Pre- Independence Phase
During this phase, there was a large number of banks present in India which was around 600. Establishment of Bank of Hindustan in the year 1770 in Calcutta marks the starting of the Indian financial system. The bank discontinued its services in 1832. There were various banks that evolved post to Hindustan banks such as General Bank of India (1786-1791) and Oudh commercial bank (1881-1958). However, these banks were not able to continue for a long.
Few banks of the 19th century are existing even today such as Punjab National bank formed in 1894 and Allahabad bank formed in 1865. Three major banks of that time like Bank of Bengal, Bank of Madras and Bank of Bombay were merged as one body which was termed as Imperial Bank of India. This Imperial bank was later on renamed to State Bank of India.
During this phase, The Bombay Stock Exchange(BSE) also established in 1875 it is Asia’s first stock exchange. The BSE has helped develop India’s capital markets, including the retail debt market, and has helped grow the Indian corporate sector.
Hilton Young Commission in year 1935 recommended the establishment of Reserve bank of India.
This was a phase in which majority of small-sized banks failed to function properly and were unable to gain people’s confidence. People were more involved with money lenders and unregulated players.
Post-independence period is characterized by the nationalization of banks. Majority of banks in India were privately owned at the time of independence and were serving only the big corporates. Rural population, small-scale industries and agriculture sector were still dependent on local money lenders. The government in order to overcome this situation decided to nationalize the banks under the Banking regulation act, 1949. RBI was nationalized in 1949 and later on, 14 commercial banks were nationalized in July 1969 during the tenure of Indira Gandhi.
Narasimham committee in 1975 recommended the establishment of RRBs (Regional Rural Banks) for development of rural sector and providing services to unserved ones.
There were several other specialized banks which were constituted during this period to support the development of the economy. These were like NABARB in 1982 for supporting agricultural-related activities, National housing bank in 1988 for the Housing sector, SIDBI in 1990 for assisting small-scale firms.
Nationalization was a remarkable step in the banking industry of industry which boost the country growth. It was successful in gaining people’s confidence in banking services and also smaller group were easily able to access capital from financial institutions post nationalization.
The Liberalization Era
This was a phase which saw remarkable changes in the banking industry. Government of India for regulating the activities and stabilizing the profits of the banking industry set up a committee under the chairmanship of Shri M. Narasimham for bringing various reforms.

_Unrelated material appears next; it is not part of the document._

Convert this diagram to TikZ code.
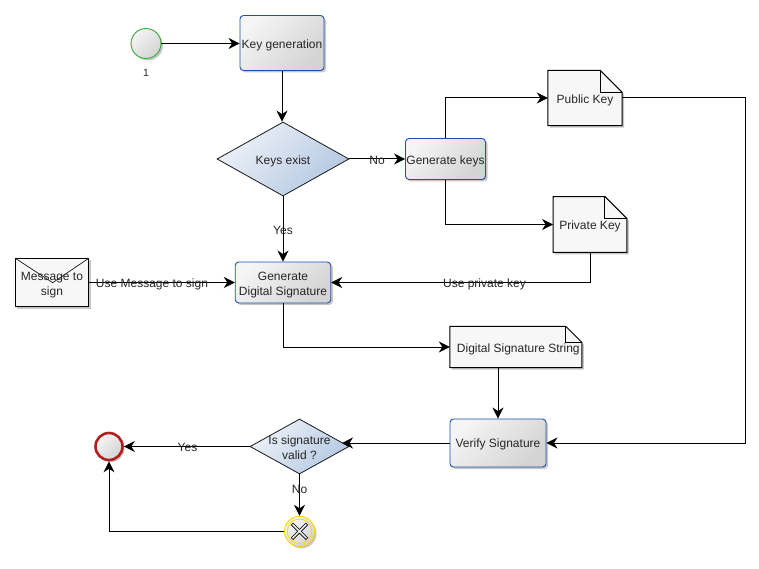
\documentclass[tikz,border=0pt]{standalone}
\usepackage{fontspec}
\setmainfont{Liberation Sans}
\usetikzlibrary{shapes.geometric,shadows,arrows.meta,calc}
\definecolor{bluebd}{HTML}{1F4FA8}
\definecolor{gatelight}{HTML}{EDF1F8}
\definecolor{gatedark}{HTML}{B4C8E2}
\definecolor{stopred}{HTML}{B02020}
\tikzset{
  txt/.style={font=\fontsize{12}{15}\selectfont,text=black!85,align=center,inner sep=0pt},
  softshadow/.style={drop shadow={shadow xshift=2pt,shadow yshift=-2pt,opacity=.22,fill=black}},
  task/.style={txt,draw=bluebd,line width=.9pt,rounded corners=3.5pt,rectangle,softshadow,
    shading=axis,top color=white!96!black,bottom color=black!17,shading angle=45},
  gate/.style={diamond,draw=black!90,line width=.8pt,inner sep=0pt,shading=axis,
    top color=gatelight,bottom color=gatedark,shading angle=45},
  docbox/.style={rectangle,inner sep=0pt},
  docshape/.style={draw=black,line width=1pt,fill=black!3,softshadow},
  circ/.style={circle,inner sep=0pt,softshadow,shading=axis,
    top color=white!96!black,bottom color=black!17,shading angle=45},
  conn/.style={draw=black,line width=1pt,-{Stealth[length=11pt,width=11pt,inset=3.5pt]}},
  lbl/.style={txt},
}
\begin{document}
\begin{tikzpicture}[x=1pt,y=-1pt]
\useasboundingbox[fill=white] (0,0) rectangle (759,569);
% events
\node[circ,draw=green!60!black!80,line width=.9pt,minimum size=30pt] (start) at (146,43.5) {};
\node[txt,font=\fontsize{10.5}{12}\selectfont] (n1) at (146,72.5) {1};
\node[circ,draw=stopred,line width=2.6pt,minimum size=27pt] (stop) at (109,446.5) {};
\node[circ,draw=yellow!75!orange,line width=1pt,minimum size=30pt] (cancel) at (299.5,531.3) {};
\draw[yellow!75!orange,line width=.8pt] (cancel) circle[radius=12.3pt];
\draw[black,line width=3.2pt] ($(cancel)+(-7.5,-7.5)$) -- ($(cancel)+(7.5,7.5)$)
  ($(cancel)+(-7.5,7.5)$) -- ($(cancel)+(7.5,-7.5)$);
\draw[white!92!black,line width=1.6pt] ($(cancel)+(-7,-7)$) -- ($(cancel)+(7,7)$)
  ($(cancel)+(-7,7)$) -- ($(cancel)+(7,-7)$);
% tasks
\node[task,minimum width=84pt,minimum height=55pt] (kg) at (282,43) {};
\node[task,minimum width=80pt,minimum height=41pt] (gk) at (445.5,159) {};
\node[task,minimum width=95.5pt,minimum height=41pt] (gds) at (283,282.5) {};
\node[task,minimum width=96pt,minimum height=48pt] (ver) at (498,443) {};
\node[txt,yshift=-2.5pt] at (kg) {Key generation};
\node[txt,yshift=-2pt] at (gk) {Generate keys};
\node[txt,yshift=-2.5pt] at (gds) {Generate\\Digital Signature};
\node[txt,yshift=-1pt] at (ver) {Verify Signature};
% gateways
\node[gate,minimum width=132pt,minimum height=74pt,label={[txt,yshift=-2pt]center:Keys exist}] (ke) at (283,159) {};
\node[gate,minimum width=99pt,minimum height=55pt,label={[txt,yshift=-1pt]center:Is signature\\valid ?}] (isv) at (299.5,446.5) {};
\coordinate (isvin) at (342,443);
% documents
\node[docbox,minimum width=74pt,minimum height=55pt] (pub) at (585,98) {};
\node[docbox,minimum width=73.5pt,minimum height=55.5pt] (priv) at (590,224.5) {};
\node[docbox,minimum width=131.5pt,minimum height=41pt] (dss) at (515.8,347) {};
\node[docbox,minimum width=73pt,minimum height=48pt] (msg) at (52,282.5) {};
\draw[docshape] (pub.north west) -- ($(pub.north east)+(-22,0)$) -- ($(pub.north east)+(0,22)$) -- (pub.south east) -- (pub.south west) -- cycle;
\draw[line width=1pt] ($(pub.north east)+(-22,0)$) -- ($(pub.north east)+(-22,22)$) -- ($(pub.north east)+(0,22)$);
\draw[docshape] (priv.north west) -- ($(priv.north east)+(-22,0)$) -- ($(priv.north east)+(0,22)$) -- (priv.south east) -- (priv.south west) -- cycle;
\draw[line width=1pt] ($(priv.north east)+(-22,0)$) -- ($(priv.north east)+(-22,22)$) -- ($(priv.north east)+(0,22)$);
\draw[docshape] (dss.north west) -- ($(dss.north east)+(-16,0)$) -- ($(dss.north east)+(0,16)$) -- (dss.south east) -- (dss.south west) -- cycle;
\draw[line width=1pt] ($(dss.north east)+(-16,0)$) -- ($(dss.north east)+(-16,16)$) -- ($(dss.north east)+(0,16)$);
\draw[docshape] (msg.north west) rectangle (msg.south east);
\draw[line width=.7pt,draw=black!90] (msg.north west) -- (52.7,282.7) -- (msg.north east);
\node[txt,yshift=-2pt] at (pub) {Public Key};
\node[txt,yshift=-2pt] at (priv) {Private Key};
\node[txt,xshift=2.5pt,yshift=-2pt] at (dss) {Digital Signature String};
\node[txt,yshift=-2.5pt] at (msg) {Message to\\sign};
% connectors
\coordinate (c1) at (745,98);
\draw[conn] (start) -- (start -| kg.west);
\draw[conn] (kg.south) -- (kg.south |- ke.north);
\draw[conn] (ke) -- (gk);
\draw[conn] (ke.south) -- (ke.south |- gds.north);
\draw[conn] (gk.north) |- (pub.west);
\draw[conn] (gk.south) |- (priv.west);
\draw[conn] (pub.east) -- (c1) |- (ver.east);
\draw[conn] (priv.south) |- (gds.east);
\draw[conn] (msg.east) -- (msg.east -| gds.west);
\draw[conn] (gds.south) |- (dss.west);
\draw[conn] (ver.north |- dss.south) -- (ver.north);
\draw[conn] (ver.west) -- (isvin);
\draw[conn] (isv.west) -- (stop);
\draw[conn] (isv.south) -- (cancel);
\draw[conn] (cancel) -| (stop.south);
% labels
\node[lbl] (l1) at (377,160.5) {No};
\node[lbl] (l2) at (283,230) {Yes};
\node[lbl] (l3) at (152,284) {Use Message to sign};
\node[lbl] (l4) at (484.5,284) {Use private key};
\node[lbl] (l5) at (187.5,447.5) {Yes};
\node[lbl] (l6) at (299.5,489.5) {No};
\end{tikzpicture}
\end{document}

During this period, government opened up the economy the granted private player’s entry to banking industry. RBI granted license to 10 private sector banks out of which only few notables survived like Axis Bank, HDFC Bank, DCB, ICICI and IndusInd Bank. In 1992 National Stock Exchange Established to provide fully automated electronic trading.
Narasimham committee again in 1998 recommended the entry of more private entities in banking industry. Therefore, license was provided to Kotak Mahindra in 2001 and Yes Bank in 2004 by RBI. Further in 2013-2014, a license was granted to Bandhan and IDFC bank.
There are several other measures also that were taken during this phase which were allowing the establishment of foreign banks in India, equal treatment of both public and private sector bank by government and RBI, allowing joint ventures of foreign banks with Indian banks, the introduction of Payments banks, setting up small finance banks and disallowing any further nationalization of banks.
History of Indian financial system shows that there were many revolutions brought over the years as per the changing scenario and needs of peoples. Major reforms were brought in this system with the aim of prospering it.